AI in Events 2026: How Event Organisers Can Start the Year Strong

The conversation around AI in events has reached a turning point.
For the past few years, AI has been framed as something futuristic, experimental or intimidating. In reality, 2026 is the year AI becomes practical infrastructure for event organisers who want to scale without burning out their teams.
This is not about replacing people or turning events into technology showcases. It is about using AI where it already makes sense and where pressure already exists.
I’ve spent the last few years working closely with event teams across the Middle East, Asia and more recently South Africa. Different markets, different scales, different budgets. Yet the same operational patterns appear again and again.
The events that succeed are not the ones with the most tools. They are the ones that reduce friction fastest.

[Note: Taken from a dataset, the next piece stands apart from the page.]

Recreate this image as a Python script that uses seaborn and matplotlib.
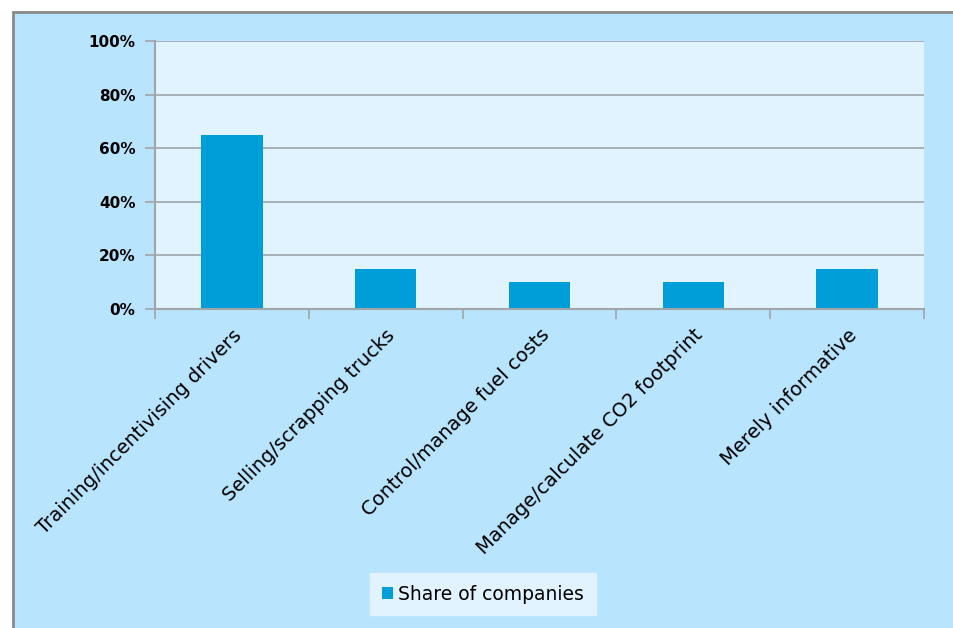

Why AI in events matters now
Events are growing more complex every year.
More participants
More communication channels
Higher expectations
Smaller teams
Less tolerance for mistakes
Yet many event operations are still powered by manual processes, scattered documents and people acting as the glue between systems.
This is where AI in event management becomes genuinely valuable.
Not as automation for its own sake, but as a way to remove repetition, reduce cognitive load and create consistency under pressure.
The mindset shift event organisers need for 2026
AI works best in events when it does three things well:
It answers repetitive questions consistently
It organises information that already exists
It supports teams during high-pressure moments
If you try to use AI to automate judgement, emotion or live decision-making, it will fail.
If you use it to remove friction that already drains energy, it works remarkably well.
This mindset is critical for 2026.
The goal is not smarter technology.
The goal is calmer operations.
AI does not replace good foundations
One of the biggest mistakes event teams make is expecting AI to fix broken systems.
AI cannot fix:
- Conflicting information
- Unclear ownership
- Messy documentation
In fact, AI often exposes these problems faster.
The events that will benefit most from AI in 2026 are the ones that first invest in:
- A single source of truth
- Clear, structured information
- Consistent answers across channels
AI should sit on top of good fundamentals, not compensate for their absence.
Where AI actually creates value in live events
The most effective uses of AI in events are quiet.
Participants experience:
- Faster answers
- Less confusion
- More confidence
Teams experience:
- Fewer interruptions
- Less repetition
- More time for human decisions
This is why AI adoption in events should be measured by stress reduction, not feature count.
When AI is working properly, people rarely notice it. They simply notice that things feel smoother.
Starting 2026 on the right foot
If you are an event organiser thinking about AI for 2026, start here:
Identify where your team repeats the same work
Identify where participants ask the same questions
Identify where information breaks down under pressure
Those are your AI opportunities.
You do not need to overhaul your tech stack.
You do not need custom software.
You do not need to be technical.
You just need to start where friction already exists.
Looking ahead
This article sets the foundation for a deeper exploration of AI in events, including:
- How AI supports teams rather than replacing them
- Why participant experience is an operational problem
- How conversational channels like WhatsApp, Instagram and Facebook are changing event support
- How data and APIs quietly shape the future of event technology
AI in events is no longer a future concept.
In 2026, it becomes operational reality.
The teams that approach it with clarity, restraint and purpose will quietly outperform the rest.